EXERCISE REQUIREMENTS:
Copy out every line in the entries below that includes "chart".

>>

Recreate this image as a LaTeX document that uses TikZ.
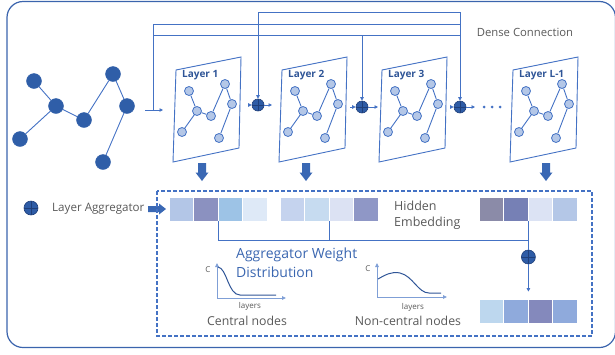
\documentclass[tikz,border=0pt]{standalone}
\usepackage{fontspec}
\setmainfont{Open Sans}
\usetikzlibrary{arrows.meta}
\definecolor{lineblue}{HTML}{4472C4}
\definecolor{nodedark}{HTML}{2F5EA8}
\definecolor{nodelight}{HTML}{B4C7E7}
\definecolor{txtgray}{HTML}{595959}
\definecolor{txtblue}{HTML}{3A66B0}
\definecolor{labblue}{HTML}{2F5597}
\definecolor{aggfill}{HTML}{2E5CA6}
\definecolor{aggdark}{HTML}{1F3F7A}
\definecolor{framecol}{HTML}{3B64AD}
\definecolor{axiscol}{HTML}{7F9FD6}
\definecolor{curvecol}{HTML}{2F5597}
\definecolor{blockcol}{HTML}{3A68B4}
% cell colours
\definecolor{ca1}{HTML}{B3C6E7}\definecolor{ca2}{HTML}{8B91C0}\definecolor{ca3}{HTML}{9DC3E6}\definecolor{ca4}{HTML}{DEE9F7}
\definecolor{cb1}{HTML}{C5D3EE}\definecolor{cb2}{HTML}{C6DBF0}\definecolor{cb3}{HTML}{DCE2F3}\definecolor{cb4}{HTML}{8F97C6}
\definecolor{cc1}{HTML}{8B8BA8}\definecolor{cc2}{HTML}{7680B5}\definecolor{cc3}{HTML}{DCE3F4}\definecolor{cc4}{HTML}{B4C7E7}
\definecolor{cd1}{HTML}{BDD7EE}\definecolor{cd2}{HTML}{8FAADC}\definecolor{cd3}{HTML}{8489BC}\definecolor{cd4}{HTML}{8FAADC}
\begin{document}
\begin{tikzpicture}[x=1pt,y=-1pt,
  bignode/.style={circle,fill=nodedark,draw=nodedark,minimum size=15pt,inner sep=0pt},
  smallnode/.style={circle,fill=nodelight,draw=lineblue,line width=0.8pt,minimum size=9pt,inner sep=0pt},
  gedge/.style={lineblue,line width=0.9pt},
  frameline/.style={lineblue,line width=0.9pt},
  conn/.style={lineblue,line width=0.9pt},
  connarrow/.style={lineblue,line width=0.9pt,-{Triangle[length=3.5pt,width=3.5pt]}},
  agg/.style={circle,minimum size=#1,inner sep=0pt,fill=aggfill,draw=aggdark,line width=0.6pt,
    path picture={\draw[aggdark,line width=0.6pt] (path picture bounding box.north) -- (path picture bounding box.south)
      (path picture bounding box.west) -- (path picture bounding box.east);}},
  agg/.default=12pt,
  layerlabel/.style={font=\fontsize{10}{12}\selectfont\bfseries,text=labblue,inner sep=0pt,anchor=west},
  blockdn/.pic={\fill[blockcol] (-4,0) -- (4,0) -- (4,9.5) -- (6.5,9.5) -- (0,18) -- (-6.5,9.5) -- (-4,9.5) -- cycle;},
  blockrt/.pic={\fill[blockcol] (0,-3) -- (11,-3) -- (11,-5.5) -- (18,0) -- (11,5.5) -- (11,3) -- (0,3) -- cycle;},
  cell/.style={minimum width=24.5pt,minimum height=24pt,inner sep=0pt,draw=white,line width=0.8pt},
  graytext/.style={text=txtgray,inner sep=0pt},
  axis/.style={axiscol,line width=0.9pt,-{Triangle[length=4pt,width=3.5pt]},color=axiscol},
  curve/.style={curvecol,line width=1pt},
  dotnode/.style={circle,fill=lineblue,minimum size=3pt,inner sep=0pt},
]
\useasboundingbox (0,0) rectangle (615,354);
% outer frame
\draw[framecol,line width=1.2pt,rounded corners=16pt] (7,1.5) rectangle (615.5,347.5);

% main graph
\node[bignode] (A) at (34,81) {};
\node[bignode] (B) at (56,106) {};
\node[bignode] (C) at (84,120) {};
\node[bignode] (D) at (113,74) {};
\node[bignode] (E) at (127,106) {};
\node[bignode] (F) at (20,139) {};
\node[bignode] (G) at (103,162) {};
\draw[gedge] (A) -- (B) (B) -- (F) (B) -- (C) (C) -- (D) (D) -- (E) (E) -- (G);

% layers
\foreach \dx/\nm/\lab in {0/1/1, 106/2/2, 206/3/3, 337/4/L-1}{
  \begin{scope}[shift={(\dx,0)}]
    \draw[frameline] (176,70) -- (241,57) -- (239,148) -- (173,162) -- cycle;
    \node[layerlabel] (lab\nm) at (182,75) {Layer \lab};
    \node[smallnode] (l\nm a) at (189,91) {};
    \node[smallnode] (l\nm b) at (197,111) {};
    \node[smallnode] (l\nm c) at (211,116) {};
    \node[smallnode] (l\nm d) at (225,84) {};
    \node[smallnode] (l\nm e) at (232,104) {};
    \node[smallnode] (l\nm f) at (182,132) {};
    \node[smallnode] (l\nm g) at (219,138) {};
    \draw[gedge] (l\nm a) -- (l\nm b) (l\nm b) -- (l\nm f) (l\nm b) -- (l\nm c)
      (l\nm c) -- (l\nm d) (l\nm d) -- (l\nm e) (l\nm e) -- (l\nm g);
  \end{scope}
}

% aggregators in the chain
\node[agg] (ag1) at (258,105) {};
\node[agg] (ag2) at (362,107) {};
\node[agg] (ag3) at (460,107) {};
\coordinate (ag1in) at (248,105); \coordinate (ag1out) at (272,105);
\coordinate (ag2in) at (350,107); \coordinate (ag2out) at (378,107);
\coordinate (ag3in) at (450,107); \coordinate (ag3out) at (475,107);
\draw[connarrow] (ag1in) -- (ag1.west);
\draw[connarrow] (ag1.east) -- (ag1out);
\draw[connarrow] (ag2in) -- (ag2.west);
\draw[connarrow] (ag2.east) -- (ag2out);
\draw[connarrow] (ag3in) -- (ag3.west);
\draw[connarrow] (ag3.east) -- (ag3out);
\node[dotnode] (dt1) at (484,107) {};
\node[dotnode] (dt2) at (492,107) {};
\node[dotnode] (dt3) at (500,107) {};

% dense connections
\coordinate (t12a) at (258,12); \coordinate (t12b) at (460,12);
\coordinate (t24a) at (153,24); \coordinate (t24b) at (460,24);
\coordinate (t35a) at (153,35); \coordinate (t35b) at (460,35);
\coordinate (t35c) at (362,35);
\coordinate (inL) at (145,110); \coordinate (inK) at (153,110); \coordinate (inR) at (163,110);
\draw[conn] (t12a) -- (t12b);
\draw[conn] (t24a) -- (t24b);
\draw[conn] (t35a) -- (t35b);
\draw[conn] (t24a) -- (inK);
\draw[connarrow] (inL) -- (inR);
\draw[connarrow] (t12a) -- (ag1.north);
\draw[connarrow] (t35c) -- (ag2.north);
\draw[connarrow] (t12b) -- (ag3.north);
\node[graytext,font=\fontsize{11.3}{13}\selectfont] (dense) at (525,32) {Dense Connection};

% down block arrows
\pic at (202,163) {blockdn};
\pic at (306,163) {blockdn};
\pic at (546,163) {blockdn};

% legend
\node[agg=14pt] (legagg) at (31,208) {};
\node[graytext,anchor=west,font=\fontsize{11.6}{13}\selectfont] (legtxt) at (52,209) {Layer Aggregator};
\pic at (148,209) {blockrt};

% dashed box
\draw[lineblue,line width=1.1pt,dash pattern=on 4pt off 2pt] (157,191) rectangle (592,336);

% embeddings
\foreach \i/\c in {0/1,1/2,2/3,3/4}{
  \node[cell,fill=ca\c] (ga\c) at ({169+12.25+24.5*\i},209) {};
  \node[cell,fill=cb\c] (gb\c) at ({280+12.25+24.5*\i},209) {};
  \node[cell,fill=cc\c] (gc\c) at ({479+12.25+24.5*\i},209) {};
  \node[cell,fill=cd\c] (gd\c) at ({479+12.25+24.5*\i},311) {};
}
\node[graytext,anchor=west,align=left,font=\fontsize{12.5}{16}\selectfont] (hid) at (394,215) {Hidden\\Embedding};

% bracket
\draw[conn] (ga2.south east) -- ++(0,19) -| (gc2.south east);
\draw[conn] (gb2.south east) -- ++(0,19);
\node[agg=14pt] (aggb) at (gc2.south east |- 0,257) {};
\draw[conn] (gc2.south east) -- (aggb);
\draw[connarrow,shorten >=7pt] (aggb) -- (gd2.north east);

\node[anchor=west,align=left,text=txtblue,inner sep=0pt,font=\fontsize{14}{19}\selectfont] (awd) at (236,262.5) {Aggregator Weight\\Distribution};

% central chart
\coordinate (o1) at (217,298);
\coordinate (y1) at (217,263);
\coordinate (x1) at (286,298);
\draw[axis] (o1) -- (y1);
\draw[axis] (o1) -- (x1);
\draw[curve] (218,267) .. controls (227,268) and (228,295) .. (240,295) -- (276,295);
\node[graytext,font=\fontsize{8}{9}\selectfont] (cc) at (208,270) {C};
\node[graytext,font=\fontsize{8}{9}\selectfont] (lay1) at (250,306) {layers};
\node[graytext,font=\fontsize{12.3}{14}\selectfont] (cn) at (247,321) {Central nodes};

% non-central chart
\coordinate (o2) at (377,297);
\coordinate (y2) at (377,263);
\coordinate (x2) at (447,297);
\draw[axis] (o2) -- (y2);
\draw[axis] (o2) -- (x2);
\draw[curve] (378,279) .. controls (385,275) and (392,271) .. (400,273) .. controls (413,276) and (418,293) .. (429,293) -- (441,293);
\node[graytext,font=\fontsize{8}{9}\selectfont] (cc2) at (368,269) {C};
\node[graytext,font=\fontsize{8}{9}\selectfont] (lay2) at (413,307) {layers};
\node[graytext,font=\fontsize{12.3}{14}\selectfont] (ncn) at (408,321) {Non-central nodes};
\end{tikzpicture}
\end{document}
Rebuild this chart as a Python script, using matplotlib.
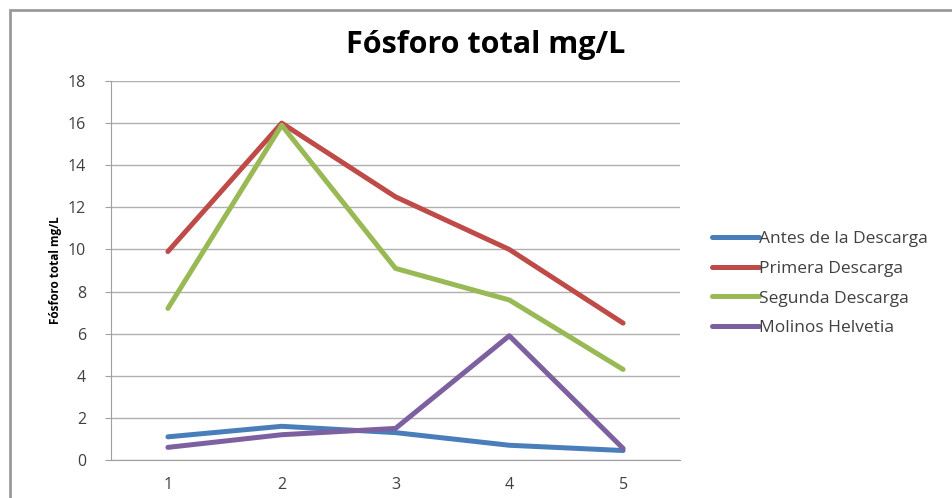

<<

EXERCISE SOLUTION:
% central chart
% non-central chart
Rebuild this chart as a Python script, using matplotlib.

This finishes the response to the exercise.